E o termo da comunhão de vida no tocante ás relações patrimoniais, ocorre ou à data da propositura da acção de divórcio, como é o caso, ou na data fixada na sentença em que cessou a coabitação (arts.1688º e 1789º). É nesse período que se pretende evitar que uma massa de bens (património comum) não enriqueça injustamente em detrimento e à custa de outra (património próprio).
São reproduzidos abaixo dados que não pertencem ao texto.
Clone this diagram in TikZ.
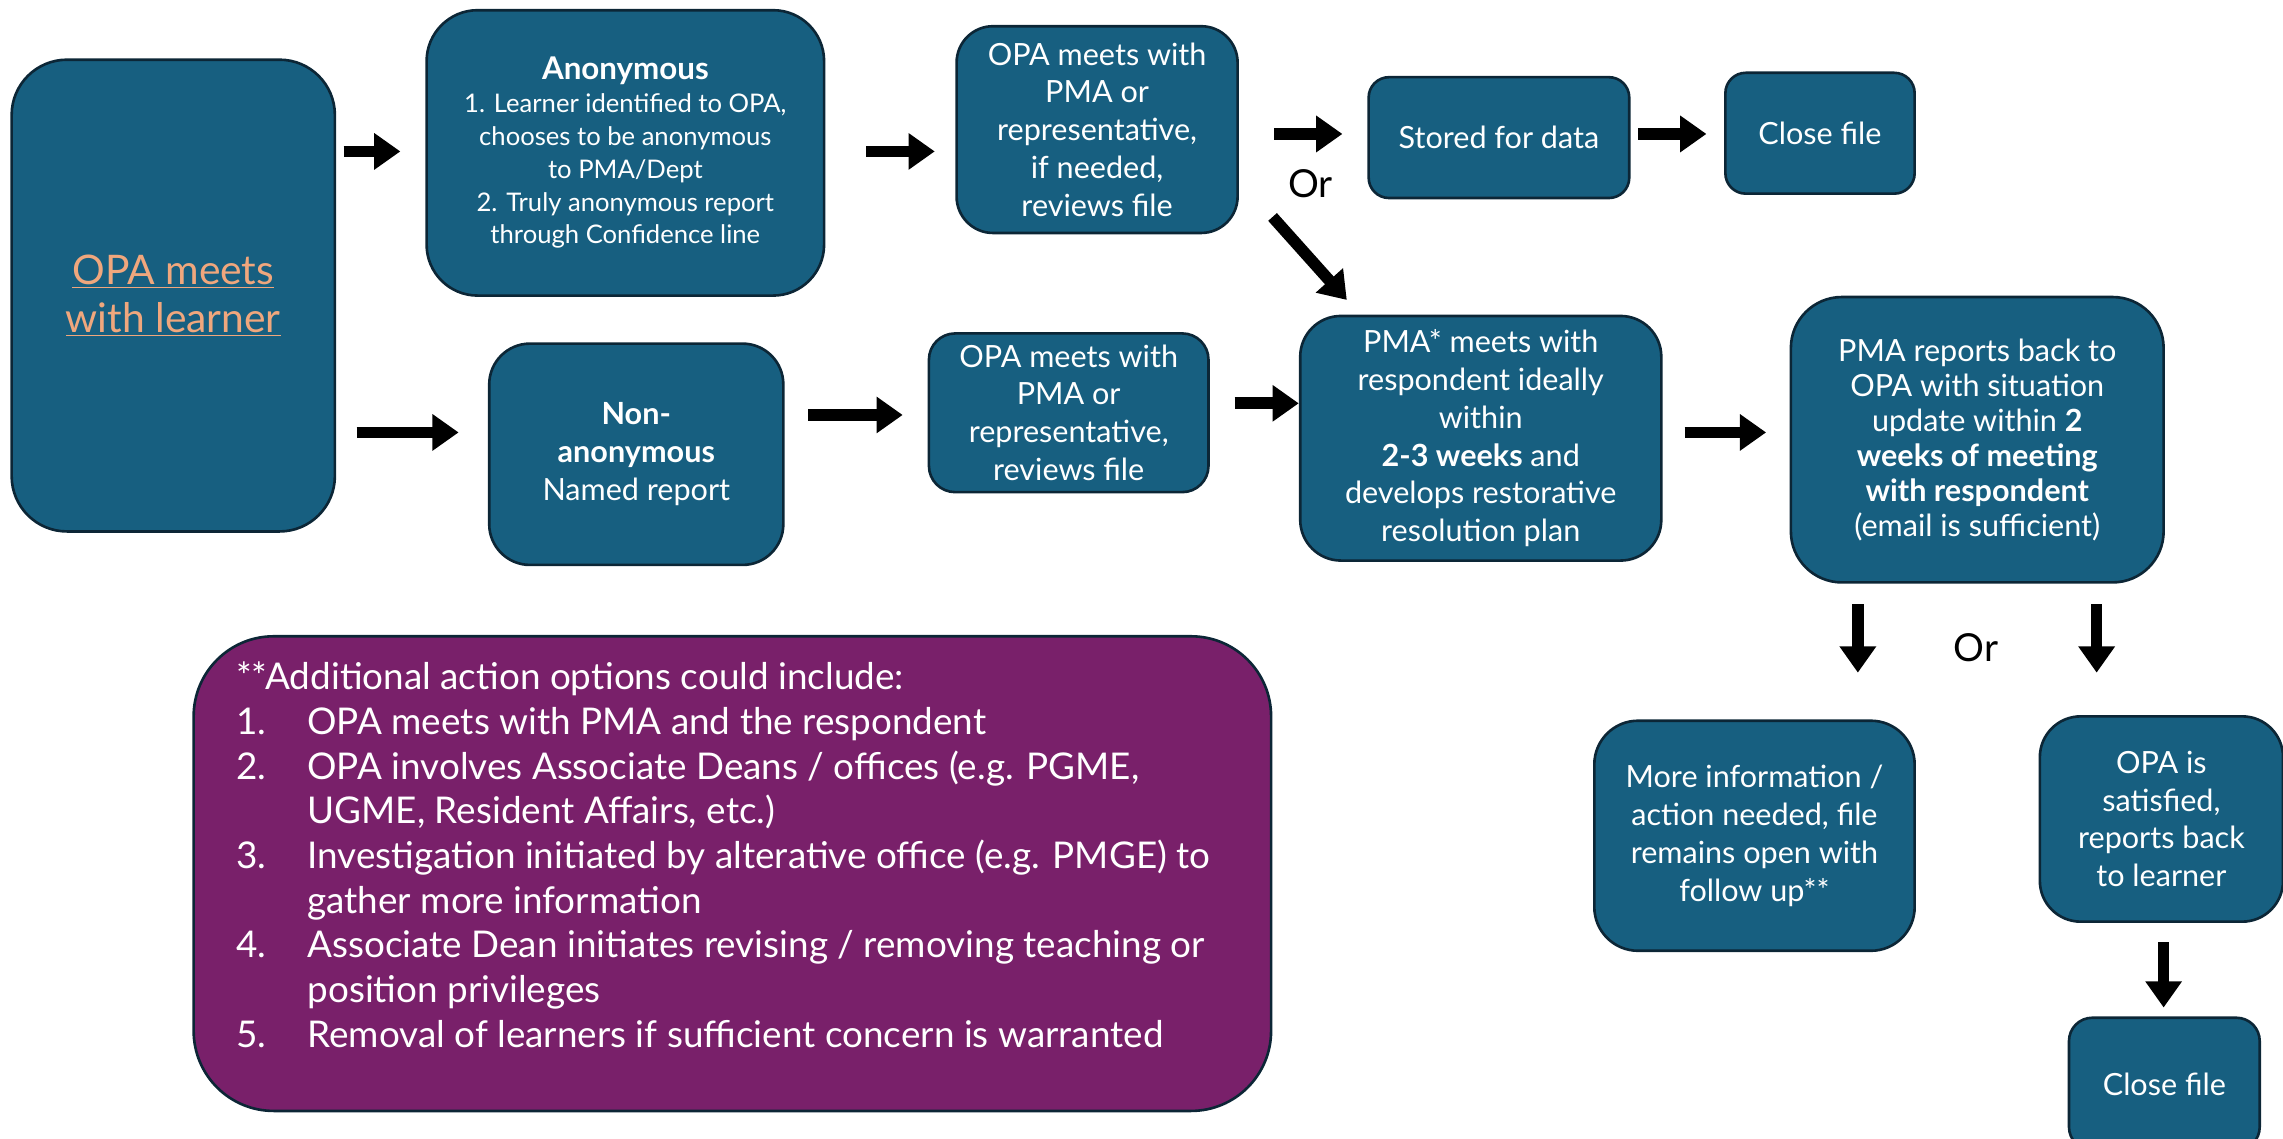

Até então, durante o regime matrimonial, existe um património comum especialmente afectado ás necessidades familiares, que, na comunhão de adquiridos (art.1724º), integra o produto do trabalho dos cônjuges e os bens adquiridos pelos cônjuges na constância do matrimónio, que não sejam exceptuados por lei.

Como bem se notou na sentença, antes da cessação das relações patrimoniais entre os cônjuges, não ficou provado, tão pouco foi alegado, que as despesas suportadas pela recorrente o foram com meios próprios ou resultantes do produto da alienação de bens próprios.

Donde não ser possível afirmar que o património do R. foi aumentado, sem causa, pelo correlativo empobrecimento do património da A., pois, para haver lugar à pretensão de enriquecimento, é necessário que este seja injustificativo ou sem causa, não bastando, pois, qualquer enriquecimento.

Neste contexto, e para que se cumpra a finalidade das compensações, a A. tem desde já direito a receber metade dos pagamentos que efectuou e ficaram demonstrados, mas tão só a partir de 28.5.01, pelos motivos acima expressos, procedendo, nesta parte, o recurso.

                                               #                     #

III - DECISÃO

Acorda-se, pelo exposto, em julgar parcialmente procedente a apelação, condenando-se o R. a pagar à A., metade da quantia de 201,00 € de despesas de condomínio, e metade da quantia de 931,48 € relativa à amortização do empréstimo contraído junto do «D...» (item II.1-12 e 15).

No mais, mantém-se a sentença.

Custas pela A. e R., em ambas as instâncias, na proporção do decaimento.

                                                           ##

                                                                                  COIMBRA,

RELATOR:

REGINA ROSA

ADJUNTOS:

JORGE ARCANJO

JAIME CARLOS FERREIRA


[1]   Cfr. Cristina Araújo Dias, «das compensações pelo pagamento das dívidas do casal», in «Comemorações dos 35 anos do C.C. e dos 25 anos da Reforma de 1977», pág.319-339.